### Exercise
Set down only those lines that fall from the line containing "Output the Python" through the line containing "0.002, 0.001, 0.000, 0.001, 0.001]", unchanged and without pictures.
— START Data for this exercise —
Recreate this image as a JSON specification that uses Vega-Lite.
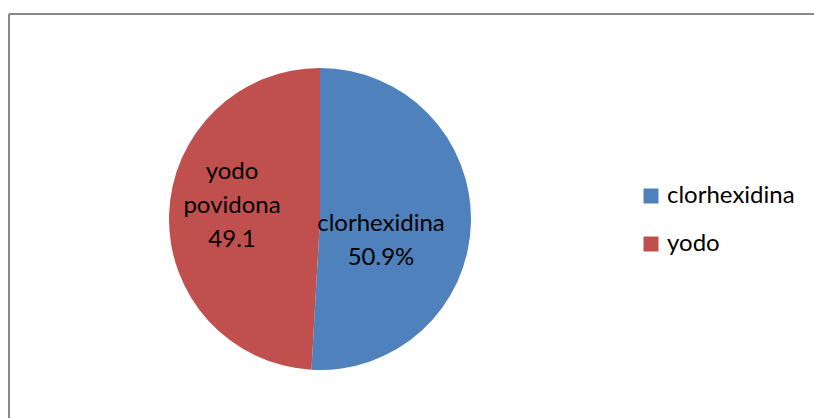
— END Data for this exercise —
— START Data for this exercise —
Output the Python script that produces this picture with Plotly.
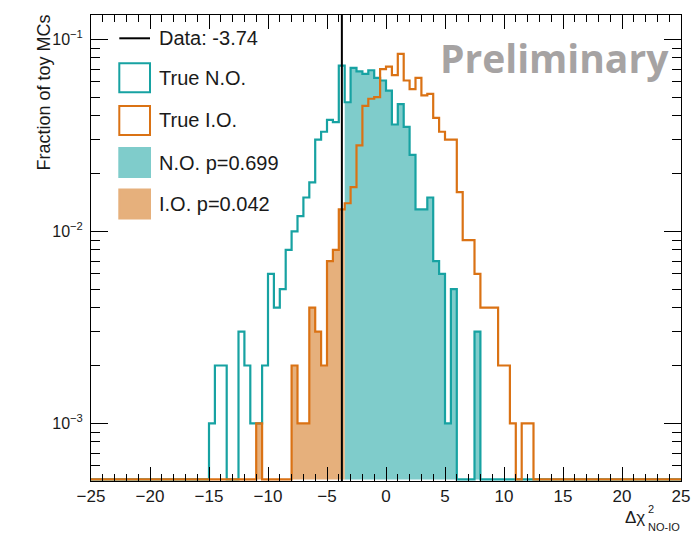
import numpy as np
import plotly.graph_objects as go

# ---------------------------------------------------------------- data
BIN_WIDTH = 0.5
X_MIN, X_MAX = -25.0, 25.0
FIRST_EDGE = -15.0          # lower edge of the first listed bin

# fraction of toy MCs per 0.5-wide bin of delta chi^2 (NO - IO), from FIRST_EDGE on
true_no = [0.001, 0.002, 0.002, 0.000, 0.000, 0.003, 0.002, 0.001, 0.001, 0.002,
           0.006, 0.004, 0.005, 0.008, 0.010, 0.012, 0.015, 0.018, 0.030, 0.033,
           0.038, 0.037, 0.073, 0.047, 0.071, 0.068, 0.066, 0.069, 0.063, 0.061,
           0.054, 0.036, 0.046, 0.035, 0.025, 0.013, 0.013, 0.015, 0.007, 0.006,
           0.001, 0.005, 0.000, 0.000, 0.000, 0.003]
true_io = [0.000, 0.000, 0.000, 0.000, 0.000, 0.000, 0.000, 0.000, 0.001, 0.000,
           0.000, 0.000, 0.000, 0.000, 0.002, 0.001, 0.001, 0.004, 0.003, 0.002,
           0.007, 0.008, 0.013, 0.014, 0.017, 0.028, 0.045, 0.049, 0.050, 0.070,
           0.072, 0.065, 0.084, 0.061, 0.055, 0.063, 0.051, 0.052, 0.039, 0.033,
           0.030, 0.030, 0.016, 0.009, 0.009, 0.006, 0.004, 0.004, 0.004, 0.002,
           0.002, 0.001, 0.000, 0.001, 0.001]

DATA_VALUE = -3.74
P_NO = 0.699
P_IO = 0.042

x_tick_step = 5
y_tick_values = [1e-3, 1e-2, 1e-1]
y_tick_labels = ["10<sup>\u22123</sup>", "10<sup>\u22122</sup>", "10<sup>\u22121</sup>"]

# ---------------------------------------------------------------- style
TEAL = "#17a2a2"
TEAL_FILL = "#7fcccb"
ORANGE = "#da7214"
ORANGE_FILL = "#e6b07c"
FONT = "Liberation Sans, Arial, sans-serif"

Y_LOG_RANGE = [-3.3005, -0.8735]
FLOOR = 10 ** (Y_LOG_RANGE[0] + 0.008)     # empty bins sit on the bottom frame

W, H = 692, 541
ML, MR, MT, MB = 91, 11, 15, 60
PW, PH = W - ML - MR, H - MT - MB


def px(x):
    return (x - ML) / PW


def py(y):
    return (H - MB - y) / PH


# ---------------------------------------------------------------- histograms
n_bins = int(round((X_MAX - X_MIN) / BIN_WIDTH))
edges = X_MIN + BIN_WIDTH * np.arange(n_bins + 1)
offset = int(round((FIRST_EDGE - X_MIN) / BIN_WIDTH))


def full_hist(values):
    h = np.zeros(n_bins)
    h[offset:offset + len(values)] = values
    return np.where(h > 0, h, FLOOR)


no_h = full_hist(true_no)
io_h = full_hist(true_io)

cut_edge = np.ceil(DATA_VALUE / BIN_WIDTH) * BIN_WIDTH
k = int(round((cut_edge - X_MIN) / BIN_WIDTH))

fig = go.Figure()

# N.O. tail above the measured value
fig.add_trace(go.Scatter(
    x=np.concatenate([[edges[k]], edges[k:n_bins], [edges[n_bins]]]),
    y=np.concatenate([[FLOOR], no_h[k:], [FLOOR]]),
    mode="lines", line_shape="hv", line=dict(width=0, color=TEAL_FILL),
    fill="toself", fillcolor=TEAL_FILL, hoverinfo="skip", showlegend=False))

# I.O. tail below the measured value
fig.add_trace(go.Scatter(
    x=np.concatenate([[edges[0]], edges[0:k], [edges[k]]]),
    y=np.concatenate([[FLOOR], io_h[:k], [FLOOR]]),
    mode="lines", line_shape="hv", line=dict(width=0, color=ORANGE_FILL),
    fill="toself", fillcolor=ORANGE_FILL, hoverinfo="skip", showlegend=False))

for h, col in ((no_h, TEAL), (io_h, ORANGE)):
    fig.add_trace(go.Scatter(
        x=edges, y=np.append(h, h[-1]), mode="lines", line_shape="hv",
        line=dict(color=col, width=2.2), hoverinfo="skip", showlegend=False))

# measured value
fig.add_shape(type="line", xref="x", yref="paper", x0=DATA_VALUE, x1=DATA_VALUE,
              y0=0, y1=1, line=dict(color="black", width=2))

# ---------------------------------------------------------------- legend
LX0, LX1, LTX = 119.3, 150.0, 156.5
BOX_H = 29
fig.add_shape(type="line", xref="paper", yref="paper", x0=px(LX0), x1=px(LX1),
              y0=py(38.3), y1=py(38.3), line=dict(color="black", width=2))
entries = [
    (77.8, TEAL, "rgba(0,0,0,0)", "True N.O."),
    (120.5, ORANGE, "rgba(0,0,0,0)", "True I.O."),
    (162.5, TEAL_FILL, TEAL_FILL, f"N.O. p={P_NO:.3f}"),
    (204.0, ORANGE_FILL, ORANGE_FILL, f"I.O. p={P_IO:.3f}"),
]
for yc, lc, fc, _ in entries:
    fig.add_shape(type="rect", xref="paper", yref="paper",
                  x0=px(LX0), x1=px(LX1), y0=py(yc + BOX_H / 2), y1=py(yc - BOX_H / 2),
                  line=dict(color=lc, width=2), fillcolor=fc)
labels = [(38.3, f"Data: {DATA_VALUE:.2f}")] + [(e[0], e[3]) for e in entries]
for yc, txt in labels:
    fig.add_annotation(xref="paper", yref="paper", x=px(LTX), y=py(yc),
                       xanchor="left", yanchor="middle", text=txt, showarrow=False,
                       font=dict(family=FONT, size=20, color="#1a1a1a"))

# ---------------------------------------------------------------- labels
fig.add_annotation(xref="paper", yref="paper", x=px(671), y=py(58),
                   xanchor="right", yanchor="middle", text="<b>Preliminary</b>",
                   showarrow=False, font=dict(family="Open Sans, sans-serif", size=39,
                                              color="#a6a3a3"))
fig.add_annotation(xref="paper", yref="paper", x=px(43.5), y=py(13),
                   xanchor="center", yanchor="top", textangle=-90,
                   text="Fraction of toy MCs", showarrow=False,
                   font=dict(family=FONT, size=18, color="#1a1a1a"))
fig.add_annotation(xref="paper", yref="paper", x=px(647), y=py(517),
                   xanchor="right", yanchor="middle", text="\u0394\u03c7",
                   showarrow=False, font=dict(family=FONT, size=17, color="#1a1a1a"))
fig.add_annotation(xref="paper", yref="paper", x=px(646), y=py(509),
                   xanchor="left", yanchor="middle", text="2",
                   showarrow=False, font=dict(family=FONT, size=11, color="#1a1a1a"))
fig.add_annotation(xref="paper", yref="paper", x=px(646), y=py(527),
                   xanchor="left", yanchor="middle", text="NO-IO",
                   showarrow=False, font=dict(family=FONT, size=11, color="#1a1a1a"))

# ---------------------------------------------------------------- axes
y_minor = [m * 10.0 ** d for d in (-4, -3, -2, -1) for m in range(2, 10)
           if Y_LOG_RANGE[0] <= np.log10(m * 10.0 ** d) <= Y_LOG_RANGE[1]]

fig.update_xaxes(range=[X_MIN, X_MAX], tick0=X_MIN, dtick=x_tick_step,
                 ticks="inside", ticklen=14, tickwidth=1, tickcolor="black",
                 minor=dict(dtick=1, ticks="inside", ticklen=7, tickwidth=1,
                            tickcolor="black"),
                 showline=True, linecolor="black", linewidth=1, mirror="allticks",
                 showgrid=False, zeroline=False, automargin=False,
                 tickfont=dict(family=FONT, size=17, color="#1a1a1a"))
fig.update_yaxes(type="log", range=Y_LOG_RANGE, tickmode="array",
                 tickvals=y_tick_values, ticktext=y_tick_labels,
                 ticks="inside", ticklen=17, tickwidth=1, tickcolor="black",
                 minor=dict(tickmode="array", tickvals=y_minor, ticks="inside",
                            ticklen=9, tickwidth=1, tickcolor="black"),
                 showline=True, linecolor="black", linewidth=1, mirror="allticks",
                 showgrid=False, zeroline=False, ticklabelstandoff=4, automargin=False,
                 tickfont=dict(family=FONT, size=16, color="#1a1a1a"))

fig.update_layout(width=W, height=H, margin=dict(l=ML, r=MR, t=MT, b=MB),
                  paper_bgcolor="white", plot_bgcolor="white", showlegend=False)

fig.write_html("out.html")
— END Data for this exercise —
— START Data for this exercise —
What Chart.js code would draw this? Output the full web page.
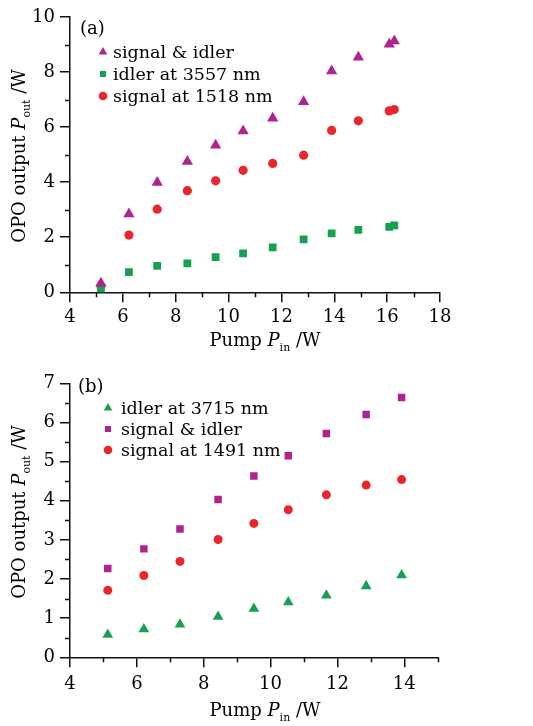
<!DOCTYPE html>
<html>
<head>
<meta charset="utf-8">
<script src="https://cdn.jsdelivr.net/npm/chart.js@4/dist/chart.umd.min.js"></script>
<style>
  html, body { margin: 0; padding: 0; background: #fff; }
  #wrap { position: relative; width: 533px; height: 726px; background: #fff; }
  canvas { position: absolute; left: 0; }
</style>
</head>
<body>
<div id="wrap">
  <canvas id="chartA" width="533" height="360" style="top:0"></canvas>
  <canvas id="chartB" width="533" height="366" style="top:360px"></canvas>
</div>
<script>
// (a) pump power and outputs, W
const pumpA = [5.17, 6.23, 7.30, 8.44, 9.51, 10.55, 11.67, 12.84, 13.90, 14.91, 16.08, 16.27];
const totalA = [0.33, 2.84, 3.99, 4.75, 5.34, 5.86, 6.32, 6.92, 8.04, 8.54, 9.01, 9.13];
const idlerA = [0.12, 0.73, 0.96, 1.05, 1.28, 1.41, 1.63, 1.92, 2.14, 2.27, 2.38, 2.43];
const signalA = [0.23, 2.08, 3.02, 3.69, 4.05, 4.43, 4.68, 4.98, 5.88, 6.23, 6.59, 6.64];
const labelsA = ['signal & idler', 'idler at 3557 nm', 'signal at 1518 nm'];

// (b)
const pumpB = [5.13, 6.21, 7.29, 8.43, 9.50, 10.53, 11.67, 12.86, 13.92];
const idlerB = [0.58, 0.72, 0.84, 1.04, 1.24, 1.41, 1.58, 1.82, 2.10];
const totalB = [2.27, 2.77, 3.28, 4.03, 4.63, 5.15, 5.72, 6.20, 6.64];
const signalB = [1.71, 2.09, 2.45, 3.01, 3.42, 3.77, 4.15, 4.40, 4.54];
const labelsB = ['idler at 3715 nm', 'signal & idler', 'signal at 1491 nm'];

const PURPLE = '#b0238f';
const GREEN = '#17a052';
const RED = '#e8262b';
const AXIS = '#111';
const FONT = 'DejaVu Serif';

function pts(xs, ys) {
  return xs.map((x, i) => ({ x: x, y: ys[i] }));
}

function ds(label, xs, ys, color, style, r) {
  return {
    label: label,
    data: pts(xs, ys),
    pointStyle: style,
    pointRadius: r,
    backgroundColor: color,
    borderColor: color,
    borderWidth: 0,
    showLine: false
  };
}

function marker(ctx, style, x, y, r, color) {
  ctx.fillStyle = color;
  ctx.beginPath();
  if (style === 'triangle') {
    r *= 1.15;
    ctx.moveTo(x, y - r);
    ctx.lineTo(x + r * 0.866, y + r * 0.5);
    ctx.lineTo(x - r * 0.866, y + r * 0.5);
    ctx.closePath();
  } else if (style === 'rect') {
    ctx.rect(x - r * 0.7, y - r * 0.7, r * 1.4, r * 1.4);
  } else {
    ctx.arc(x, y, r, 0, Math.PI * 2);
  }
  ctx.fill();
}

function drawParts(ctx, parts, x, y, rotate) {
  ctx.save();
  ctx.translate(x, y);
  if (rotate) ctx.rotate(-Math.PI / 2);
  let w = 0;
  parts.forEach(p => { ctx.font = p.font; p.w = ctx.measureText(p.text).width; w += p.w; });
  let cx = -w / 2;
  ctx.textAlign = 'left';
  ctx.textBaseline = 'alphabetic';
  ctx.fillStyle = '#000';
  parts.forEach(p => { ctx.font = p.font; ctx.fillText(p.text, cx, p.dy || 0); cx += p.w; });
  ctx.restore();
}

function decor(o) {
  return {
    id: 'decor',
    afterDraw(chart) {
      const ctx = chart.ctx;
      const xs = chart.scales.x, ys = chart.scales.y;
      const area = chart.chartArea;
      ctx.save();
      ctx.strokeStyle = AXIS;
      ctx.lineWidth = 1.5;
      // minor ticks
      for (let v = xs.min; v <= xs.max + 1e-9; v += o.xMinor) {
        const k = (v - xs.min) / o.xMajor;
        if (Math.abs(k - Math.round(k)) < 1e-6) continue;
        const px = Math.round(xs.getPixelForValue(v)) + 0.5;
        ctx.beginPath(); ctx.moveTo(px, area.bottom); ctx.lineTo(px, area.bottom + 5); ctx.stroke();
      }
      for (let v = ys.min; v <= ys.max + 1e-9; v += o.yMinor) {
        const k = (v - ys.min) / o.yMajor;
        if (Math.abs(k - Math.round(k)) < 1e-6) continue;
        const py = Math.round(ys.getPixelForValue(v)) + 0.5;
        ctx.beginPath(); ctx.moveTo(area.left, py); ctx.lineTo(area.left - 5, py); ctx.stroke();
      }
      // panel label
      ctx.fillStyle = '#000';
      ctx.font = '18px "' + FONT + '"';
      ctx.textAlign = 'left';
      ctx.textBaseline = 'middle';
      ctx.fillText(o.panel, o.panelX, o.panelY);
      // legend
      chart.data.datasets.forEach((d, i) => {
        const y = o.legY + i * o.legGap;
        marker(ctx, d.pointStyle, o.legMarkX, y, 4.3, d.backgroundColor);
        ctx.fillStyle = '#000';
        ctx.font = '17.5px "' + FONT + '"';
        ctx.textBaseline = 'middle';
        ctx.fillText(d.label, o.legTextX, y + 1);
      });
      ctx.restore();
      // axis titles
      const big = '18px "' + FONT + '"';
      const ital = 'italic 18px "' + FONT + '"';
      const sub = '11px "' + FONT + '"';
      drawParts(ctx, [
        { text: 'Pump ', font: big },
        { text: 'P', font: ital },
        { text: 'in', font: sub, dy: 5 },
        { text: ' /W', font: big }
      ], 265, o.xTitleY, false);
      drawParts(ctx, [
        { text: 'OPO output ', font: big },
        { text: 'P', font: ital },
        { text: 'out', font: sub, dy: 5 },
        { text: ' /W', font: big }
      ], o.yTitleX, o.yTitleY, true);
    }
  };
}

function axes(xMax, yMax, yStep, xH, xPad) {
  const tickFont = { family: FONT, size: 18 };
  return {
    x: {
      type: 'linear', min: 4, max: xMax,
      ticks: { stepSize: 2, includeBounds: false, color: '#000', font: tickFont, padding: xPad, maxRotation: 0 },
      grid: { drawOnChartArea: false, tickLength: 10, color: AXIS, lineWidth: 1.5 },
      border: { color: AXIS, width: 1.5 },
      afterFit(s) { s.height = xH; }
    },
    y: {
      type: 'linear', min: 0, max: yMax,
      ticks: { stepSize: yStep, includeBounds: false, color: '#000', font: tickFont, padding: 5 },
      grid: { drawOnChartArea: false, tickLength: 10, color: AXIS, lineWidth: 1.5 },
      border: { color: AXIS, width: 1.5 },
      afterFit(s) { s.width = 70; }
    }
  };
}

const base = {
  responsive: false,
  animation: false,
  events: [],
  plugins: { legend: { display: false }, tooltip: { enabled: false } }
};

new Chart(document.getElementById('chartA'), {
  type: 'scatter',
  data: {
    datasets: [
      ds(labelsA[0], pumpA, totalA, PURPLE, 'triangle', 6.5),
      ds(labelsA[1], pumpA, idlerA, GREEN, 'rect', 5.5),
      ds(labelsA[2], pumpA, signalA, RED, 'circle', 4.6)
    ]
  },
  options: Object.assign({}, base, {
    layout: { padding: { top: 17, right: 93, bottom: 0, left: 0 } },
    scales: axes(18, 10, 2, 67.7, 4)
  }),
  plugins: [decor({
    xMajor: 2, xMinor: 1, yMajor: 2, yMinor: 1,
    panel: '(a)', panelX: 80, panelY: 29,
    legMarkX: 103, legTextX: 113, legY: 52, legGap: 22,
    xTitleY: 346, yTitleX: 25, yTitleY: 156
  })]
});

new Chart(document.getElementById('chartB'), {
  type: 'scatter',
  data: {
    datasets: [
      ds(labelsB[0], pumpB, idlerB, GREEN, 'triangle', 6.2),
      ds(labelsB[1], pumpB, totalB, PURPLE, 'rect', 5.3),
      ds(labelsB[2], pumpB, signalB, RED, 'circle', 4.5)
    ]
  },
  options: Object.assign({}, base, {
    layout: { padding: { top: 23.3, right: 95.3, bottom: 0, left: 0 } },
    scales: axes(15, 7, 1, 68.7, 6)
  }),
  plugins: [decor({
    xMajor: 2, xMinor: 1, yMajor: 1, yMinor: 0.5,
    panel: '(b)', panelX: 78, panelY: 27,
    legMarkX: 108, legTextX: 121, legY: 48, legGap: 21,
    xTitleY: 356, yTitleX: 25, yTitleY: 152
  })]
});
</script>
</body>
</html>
— END Data for this exercise —
### Full response
Output the Python script that produces this picture with Plotly.
import numpy as np
import plotly.graph_objects as go

# ---------------------------------------------------------------- data
BIN_WIDTH = 0.5
X_MIN, X_MAX = -25.0, 25.0
FIRST_EDGE = -15.0          # lower edge of the first listed bin

# fraction of toy MCs per 0.5-wide bin of delta chi^2 (NO - IO), from FIRST_EDGE on
true_no = [0.001, 0.002, 0.002, 0.000, 0.000, 0.003, 0.002, 0.001, 0.001, 0.002,
           0.006, 0.004, 0.005, 0.008, 0.010, 0.012, 0.015, 0.018, 0.030, 0.033,
           0.038, 0.037, 0.073, 0.047, 0.071, 0.068, 0.066, 0.069, 0.063, 0.061,
           0.054, 0.036, 0.046, 0.035, 0.025, 0.013, 0.013, 0.015, 0.007, 0.006,
           0.001, 0.005, 0.000, 0.000, 0.000, 0.003]
true_io = [0.000, 0.000, 0.000, 0.000, 0.000, 0.000, 0.000, 0.000, 0.001, 0.000,
           0.000, 0.000, 0.000, 0.000, 0.002, 0.001, 0.001, 0.004, 0.003, 0.002,
           0.007, 0.008, 0.013, 0.014, 0.017, 0.028, 0.045, 0.049, 0.050, 0.070,
           0.072, 0.065, 0.084, 0.061, 0.055, 0.063, 0.051, 0.052, 0.039, 0.033,
           0.030, 0.030, 0.016, 0.009, 0.009, 0.006, 0.004, 0.004, 0.004, 0.002,
           0.002, 0.001, 0.000, 0.001, 0.001]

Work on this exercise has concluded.